Ntvnews.id, Jakarta - Hakim nonaktif Pengadilan Negeri (PN) Surabaya Mangapul, mengklaim vonis bebas atas kasus terpidana pembunuhan, Ronald Tannur, dijatuhkan secara objektif oleh dirinya bersama dua hakim lainnya.
Mangapul menegaskan, putusan tersebut berdasarkan fakta persidangan yang tidak menunjukkan adanya kesalahan Ronald Tannur atas wafatnya Dini Sera.
"Setelah kami perhatikan dari sidang perdana sampai pemeriksaan terdakwa kasus Ronald Tannur, kami sependapat untuk menyatakan bahwa terdakwa itu tidak terbukti melakukan tindak pidana sebagaimana didakwakan," ujar Mangapul dalam sidang pemeriksaan saksi mahkota di Pengadilan Tindak Pidana Korupsi (Tipikor) Jakarta, Selasa, 8 April 2025.
Atas itu, ia merasa bingung dengan viralnya video yang menampilkan adanya pelindasan Dini oleh mobil Ronald di media sosial maupun berita media massa.
Mangapul mengaku baru mengetahui video viral tersebut setelah putusan bebas terhadap Ronald dibacakan.

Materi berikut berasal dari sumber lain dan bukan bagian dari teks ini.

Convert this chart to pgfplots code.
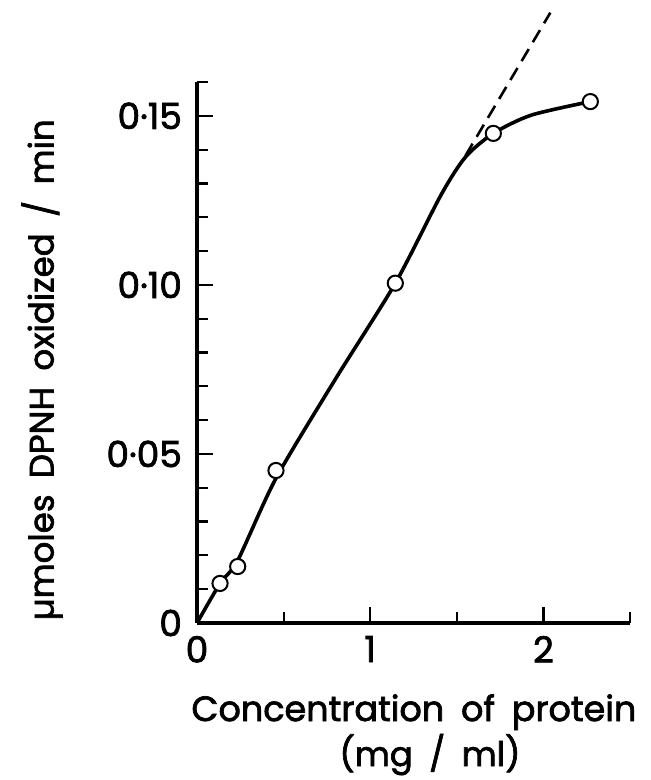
\documentclass[border=0pt]{standalone}
\usepackage{fontspec}
\setmainfont{Poppins}
\newfontfamily\labfont{Poppins}[FakeBold=2, WordSpace=1.8]
\usepackage{pgfplots}
\pgfplotsset{compat=1.18}
\begin{document}
\begin{tikzpicture}
\useasboundingbox (-98.5pt,-78.5pt) rectangle (227pt,311.5pt);
\begin{axis}[
  at={(0,0)}, anchor=south west,
  scale only axis, width=216.5pt, height=270.5pt,
  xmin=0, xmax=2.5, ymin=0, ymax=0.16,
  axis lines=left,
  axis line style={-, line width=2pt},
  tick align=inside,
  xtick={0,1,2}, xticklabels={0,1,2},
  minor xtick={0.5,1.5,2.5},
  ytick={0,0.05,0.1,0.15}, yticklabels={0,0·05,0·10,0·15},
  minor ytick={0.01,0.02,0.03,0.04,0.06,0.07,0.08,0.09,0.11,0.12,0.13,0.14,0.16},
  major tick length=8pt, minor tick length=5.5pt,
  every tick/.style={black, line width=1.1pt},
  ticklabel style={font=\labfont\fontsize{18}{18}\selectfont},
  /pgf/number format/assume math mode=true,
  yticklabel style={anchor=east, xshift=-4pt},
  xticklabel style={anchor=north, yshift=-3pt},
  clip=false,
]
\addplot[black, line width=1.8pt, smooth, tension=0.45] coordinates {
 (0,0) (0.133,0.0117) (0.235,0.0185) (0.456,0.0428) (0.80,0.0722)
 (1.145,0.1005) (1.409,0.1266) (1.55,0.1378) (1.711,0.1448) (1.93,0.1502) (2.271,0.1542)};
\addplot[black, line width=1.3pt, dash pattern=on 7pt off 4pt] coordinates {
 (1.55,0.1382) (2.04,0.1805)};
\addplot[only marks, mark=*, mark size=3.8pt, mark options={fill=white, draw=black, line width=1pt}] coordinates {
 (0.133,0.0117) (0.235,0.0167) (0.456,0.0451) (1.145,0.1005) (1.711,0.1448) (2.271,0.1542)};
\node[rotate=90, anchor=center, font=\labfont\fontsize{17}{17}\selectfont] at ([xshift=-77.5pt]rel axis cs:0,0.468) {µmoles DPNH oxidized / min};
\node[anchor=base, font=\labfont\fontsize{17.5}{17.5}\selectfont] at ([yshift=-49pt]rel axis cs:0.501,0) {Concentration of protein};
\node[anchor=base, font=\labfont\fontsize{17}{17}\selectfont] at ([yshift=-71.5pt]rel axis cs:0.538,0) {(mg / ml)};
\end{axis}
\end{tikzpicture}
\end{document}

"Yang saya bingung, kok video ini di persidangan tidak ada. Makanya, saya kaget juga kenapa jadi bermasalah putusan kami waktu itu," kata dia.
Di samping itu, dia mengaku tidak ada arahan dari siapa pun untuk membebaskan Ronald dalam kasus tersebut, baik dari keluarga, pengacara, maupun hakim lainnya.
Walau begitu, Mangapul tak membantah telah menerima uang dari pengacara Ronald Tannur, Lisa Rachmat, setelah vonis bebas tersebut.
Mangapul menjadi saksi mahkota atau saksi sekaligus terdakwa, dalam sidang kasus dugaan suap atas pemberian vonis bebas kepada terpidana pembunuhan, Ronald Tannur, pada tahun 2024 dan gratifikasi, yang menyeret tiga orang hakim nonaktif Pengadilan Negeri Surabaya.
Tiga orang hakim nonaktif itu, yakni Erintuah Damanik, Heru Hanindyo, serta Mangapul. Ketiganya didakwa menerima suap berupa hadiah atau janji sebesar Rp4,67 miliar.
Secara perinci, suap yang diduga diterima oleh tiga hakim tersebut meliputi sebanyak Rp1 miliar dan 308.000 dolar Singapura atau Rp3,67 miliar (kurs Rp11.900.00).
Di samping suap, ketiganya juga diduga menerima gratifikasi berupa uang dalam bentuk rupiah dan berbagai mata uang asing, yakni dolar Singapura, ringgit Malaysia, yen Jepang, euro, serta riyal Saudi.
Adapun perbuatan para terdakwa diatur dan diancam pidana dalam Pasal 12 huruf c atau Pasal 6 ayat (2) atau Pasal 5 ayat (2) dan Pasal 12 B juncto Pasal 18 Undang-Undang Nomor 31 Tahun 1999 tentang Pemberantasan Tindak Pidana Korupsi sebagaimana diubah dan ditambah dengan UU Nomor 20 Tahun 2001 jo. Pasal 55 ayat (1) ke-1 KUHP.